Slechts 19 van de 68 mannen wilden naar een andere regio verkassen. De angst om het contact met kinderen te verliezen, of een baan, spelen een rol. Veel slachtoffers verdwijnen hierdoor uit beeld.
Elke regio hoort een eigen mannenopvang te krijgen, vindt Güppertz. De maatschappelijke opvang is niet genoeg. “Die is bedoeld voor junks en daklozen. Daar zitten deze mannen niet op te wachten.” Rek is het daarmee eens. “Als je echt iets voor ze wilt betekenen, moet je ze apart opvangen. De maatschappelijke opvang mist specialistische kennis.”
Van uitstel komt…?
Eerder dit jaar verscheen een uitgebreid evaluatierapport. Daaruit blijkt wat Guppertz en Rek al wisten. De mannenopvang zit vrijwel continu vol, de vraag zal toenemen en het probleem verdient een regionale aanpak.
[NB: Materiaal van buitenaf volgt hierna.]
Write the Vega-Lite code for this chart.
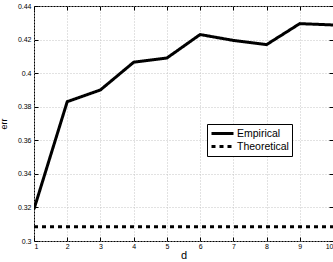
{
  "$schema": "https://vega.github.io/schema/vega-lite/v6.json",
  "autosize": "none",
  "width": 299,
  "height": 235,
  "padding": {"left": 34, "top": 6, "right": 0, "bottom": 21},
  "background": "white",
  "config": {
    "font": "Liberation Sans",
    "view": {"stroke": "black", "strokeWidth": 1}
  },
  "data": {
    "values": [
      {"d": 1, "err": 0.319, "series": "Empirical"},
      {"d": 2, "err": 0.383, "series": "Empirical"},
      {"d": 3, "err": 0.390, "series": "Empirical"},
      {"d": 4, "err": 0.4065, "series": "Empirical"},
      {"d": 5, "err": 0.409, "series": "Empirical"},
      {"d": 6, "err": 0.423, "series": "Empirical"},
      {"d": 7, "err": 0.4195, "series": "Empirical"},
      {"d": 8, "err": 0.417, "series": "Empirical"},
      {"d": 9, "err": 0.4295, "series": "Empirical"},
      {"d": 10, "err": 0.4287, "series": "Empirical"},
      {"d": 1, "err": 0.3085, "series": "Theoretical"},
      {"d": 2, "err": 0.3085, "series": "Theoretical"},
      {"d": 3, "err": 0.3085, "series": "Theoretical"},
      {"d": 4, "err": 0.3085, "series": "Theoretical"},
      {"d": 5, "err": 0.3085, "series": "Theoretical"},
      {"d": 6, "err": 0.3085, "series": "Theoretical"},
      {"d": 7, "err": 0.3085, "series": "Theoretical"},
      {"d": 8, "err": 0.3085, "series": "Theoretical"},
      {"d": 9, "err": 0.3085, "series": "Theoretical"},
      {"d": 10, "err": 0.3085, "series": "Theoretical"}
    ]
  },
  "resolve": {"axis": {"x": "independent", "y": "independent"}},
  "layer": [
    {
      "mark": {"type": "line", "strokeWidth": 3, "clip": true},
      "encoding": {
        "x": {
          "field": "d", "type": "quantitative",
          "scale": {"domain": [1, 10], "nice": false},
          "axis": {
            "orient": "bottom", "values": [1,2,3,4,5,6,7,8,9,10],
            "title": "d", "titleFontSize": 11, "titleFontWeight": "normal", "titlePadding": 0,
            "labelFontSize": 7, "labelPadding": 5, "tickSize": -4, "tickColor": "black",
            "domain": false, "grid": true, "gridDash": [1, 2], "gridColor": "#c4c4c4",
            "labelColor": "black", "titleColor": "black"
          }
        },
        "y": {
          "field": "err", "type": "quantitative",
          "scale": {"domain": [0.3, 0.44], "nice": false},
          "axis": {
            "orient": "left", "values": [0.3,0.32,0.34,0.36,0.38,0.4,0.42,0.44],
            "format": ".2~f",
            "title": "err", "titleFontSize": 9, "titleFontWeight": "normal", "titlePadding": 9,
            "labelFontSize": 7, "labelPadding": 7, "tickSize": -4, "tickColor": "black",
            "domain": false, "grid": true, "gridDash": [1, 2], "gridColor": "#c4c4c4",
            "labelColor": "black", "titleColor": "black"
          }
        },
        "color": {
          "field": "series", "type": "nominal",
          "scale": {"range": ["black", "black"]},
          "legend": {
            "title": null, "orient": "none", "legendX": 173, "legendY": 118,
            "strokeColor": "black", "fillColor": "white", "padding": 3,
            "symbolType": "stroke", "symbolSize": 484, "symbolStrokeWidth": 3,
            "clipHeight": 13,
            "labelFontSize": 10.5, "labelColor": "black", "rowPadding": 0, "labelOffset": 2
          }
        },
        "strokeDash": {
          "field": "series", "type": "nominal",
          "scale": {"range": [[1, 0], [4, 4]]},
          "legend": {
            "title": null, "orient": "none", "legendX": 173, "legendY": 118,
            "strokeColor": "black", "fillColor": "white", "padding": 3,
            "symbolType": "stroke", "symbolSize": 484, "symbolStrokeWidth": 3,
            "clipHeight": 13,
            "labelFontSize": 10.5, "labelColor": "black", "rowPadding": 0, "labelOffset": 2
          }
        }
      }
    },
    {
      "mark": {"type": "line", "opacity": 0},
      "encoding": {
        "x": {
          "field": "d", "type": "quantitative",
          "axis": {"orient": "top", "values": [1,2,3,4,5,6,7,8,9,10], "labels": false, "title": null,
                   "tickSize": -4, "tickColor": "black", "domain": false, "grid": false}
        },
        "y": {
          "field": "err", "type": "quantitative",
          "axis": {"orient": "right", "values": [0.3,0.32,0.34,0.36,0.38,0.4,0.42,0.44], "labels": false, "title": null,
                   "tickSize": -4, "tickColor": "black", "domain": false, "grid": false}
        }
      }
    }
  ]
}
“Na de eerste termijn van de proef was er nog te weinig informatie om een besluit te nemen,” zegt Barbara Schmeits, projectleider huiselijk geweld van de gemeente Amsterdam. Daarna is het besluit uitgesteld door het ministerie van VWS, dat zich nog beraadt over de financiering van de sector op de lange termijn. “We hoopten dat dat nu al wel duidelijk zou zijn.”
Het ministerie van VWS bevestigt dat er wordt nagedacht over een nieuw opvangstelsel. “In oktober verschijnt hierover een brief aan de Tweede Kamer”, zegt een woordvoerder. “In afwachting van dat nieuwe stelsel is de proef met de mannenopvang tijdelijk verlengd.”
Vanaf 2012 krijgt elke gemeente vermoedelijk een eigen budget voor de opvang van zowel vrouwen als mannen, zegt Güppertz. “Met het oog op de bezuinigingen weet je dat ze er geen geld bij zullen doen. Maar het verlengen van de proef duidt wel op erkenning. De regering kan daarom moeilijk beweren dat deze mannen geen aandacht verdienen.”
De namen Khalid en Nadia zijn gefingeerd.